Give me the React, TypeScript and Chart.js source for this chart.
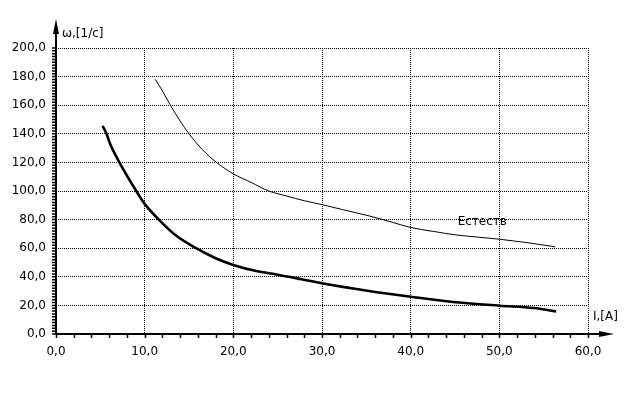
import React, { useEffect, useRef } from "react";
import { Chart, registerables } from "chart.js";

Chart.register(...registerables);

// Естественная характеристика (thin)
const naturalI = [11.2, 12.0, 12.9, 14.0, 15.0, 16.5, 18.1, 20.0, 22.0, 24.0, 26.0, 28.0, 30.0, 32.3, 35.3, 38.0, 40.0, 42.5, 45.1, 47.5, 50.0, 53.0, 56.3];
const naturalW = [178, 170, 160, 149, 140, 129, 120, 112, 106, 100, 96.5, 93.2, 90.5, 87, 82.6, 78, 74.5, 71.8, 69.3, 67.8, 66.3, 64, 61];

// Вторая характеристика (thick)
const secondI = [5.25, 5.7, 6.1, 7.15, 9.05, 10.0, 11.6, 13.5, 15.8, 18.0, 20.0, 22.6, 25.0, 27.7, 30.0, 35.3, 40.0, 45.1, 50.0, 53.9, 56.4];
const secondW = [145.5, 140, 133, 120, 100, 91, 80, 69, 60, 53, 48.3, 44, 41.5, 38.3, 35.5, 30.1, 26.1, 22.2, 19.8, 18.2, 15.8];

const xMin = 0, xMax = 60, xStep = 10, xMinor = 2;
const yMin = 0, yMax = 200, yStep = 20, yMinor = 2;

const yTitle = "ω,[1/с]";
const xTitle = "I,[A]";
const curveLabel = "Естеств";
const curveLabelI = 45.3;
const curveLabelW = 79.5;

const FONT = "'DejaVu Sans', sans-serif";

const fmt = (v: number) => v.toFixed(1).replace(".", ",");

const axesPlugin = {
  id: "axesPlugin",
  afterDraw(chart: any) {
    const { ctx, chartArea, scales } = chart;
    const x = scales.x, y = scales.y;
    const left = Math.round(x.getPixelForValue(xMin));
    const bottom = Math.round(y.getPixelForValue(yMin));
    ctx.save();
    ctx.strokeStyle = "#000";
    ctx.fillStyle = "#000";
    // minor ticks
    ctx.lineWidth = 1.5;
    ctx.beginPath();
    for (let v = xMin; v <= xMax + 1e-9; v += xMinor) {
      const px = Math.round(x.getPixelForValue(v)) + 0.5;
      ctx.moveTo(px, bottom);
      ctx.lineTo(px, bottom + 4);
    }
    for (let v = yMin; v <= yMax + 1e-9; v += yMinor) {
      const py = y.getPixelForValue(v);
      ctx.moveTo(left - 4, py);
      ctx.lineTo(left, py);
    }
    ctx.stroke();
    // axis lines
    ctx.lineWidth = 2;
    ctx.beginPath();
    ctx.moveTo(left, bottom);
    ctx.lineTo(left, chartArea.top - 22);
    ctx.moveTo(left, bottom);
    ctx.lineTo(chartArea.right + 18, bottom);
    ctx.stroke();
    // arrows
    ctx.beginPath();
    ctx.moveTo(left, chartArea.top - 29);
    ctx.lineTo(left - 3, chartArea.top - 14);
    ctx.lineTo(left + 3, chartArea.top - 14);
    ctx.closePath();
    ctx.fill();
    ctx.beginPath();
    ctx.moveTo(chartArea.right + 26, bottom);
    ctx.lineTo(chartArea.right + 11, bottom - 3);
    ctx.lineTo(chartArea.right + 11, bottom + 3);
    ctx.closePath();
    ctx.fill();
    // titles
    ctx.font = "12px " + FONT;
    ctx.textBaseline = "alphabetic";
    ctx.textAlign = "left";
    ctx.fillText(yTitle, left + 6, chartArea.top - 11);
    ctx.fillText(xTitle, chartArea.right + 5, bottom - 14);
    // curve label
    ctx.fillText(curveLabel, x.getPixelForValue(curveLabelI), y.getPixelForValue(curveLabelW) + 5);
    ctx.restore();
  },
};

export default function App() {
  const ref = useRef<HTMLCanvasElement | null>(null);
  useEffect(() => {
    if (!ref.current) return;
    const chart = new Chart(ref.current, {
      type: "scatter",
      data: {
        datasets: [
          {
            label: "natural",
            data: naturalI.map((v, i) => ({ x: v, y: naturalW[i] })),
            showLine: true,
            borderColor: "#000",
            borderWidth: 1,
            pointRadius: 0,
            cubicInterpolationMode: "monotone",
          },
          {
            label: "second",
            data: secondI.map((v, i) => ({ x: v, y: secondW[i] })),
            showLine: true,
            borderColor: "#000",
            borderWidth: 2.6,
            pointRadius: 0,
            cubicInterpolationMode: "monotone",
          },
        ],
      },
      options: {
        responsive: false,
        animation: false,
        layout: { padding: { left: 0, top: 48, right: 54, bottom: 30 } },
        plugins: { legend: { display: false }, tooltip: { enabled: false } },
        scales: {
          x: {
            type: "linear",
            min: xMin,
            max: xMax,
            afterFit: (s: any) => { s.height = 30; },
            ticks: {
              stepSize: xStep,
              padding: 11,
              color: "#000",
              font: { family: FONT, size: 12 },
              callback: (v: any) => fmt(Number(v)),
              maxRotation: 0,
            },
            grid: { color: "#000", lineWidth: 1, drawTicks: false },
            border: { display: false, dash: [1, 1] },
          },
          y: {
            type: "linear",
            min: yMin,
            max: yMax,
            afterFit: (s: any) => { s.width = 56; },
            ticks: {
              stepSize: yStep,
              padding: 10,
              color: "#000",
              font: { family: FONT, size: 12 },
              callback: (v: any) => fmt(Number(v)),
            },
            grid: { color: "#000", lineWidth: 1, drawTicks: false },
            border: { display: false, dash: [1, 1] },
          },
        },
      },
      plugins: [axesPlugin],
    } as any);
    return () => chart.destroy();
  }, []);
  return (
    <div style={{ position: "fixed", left: 0, top: 0, width: 642, height: 394, background: "#fff" }}>
      <canvas ref={ref} width={642} height={394} style={{ display: "block" }} />
    </div>
  );
}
^^^^^^^^^^^^^^^^
Task brief >> Leave out the pictures, then repeat the listing above exactly from its first line to the line with "Chart.register(...registerables);", inclusive.

Result for this exercise >>
Give me the React, TypeScript and Chart.js source for this chart.
import React, { useEffect, useRef } from "react";
import { Chart, registerables } from "chart.js";

Chart.register(...registerables);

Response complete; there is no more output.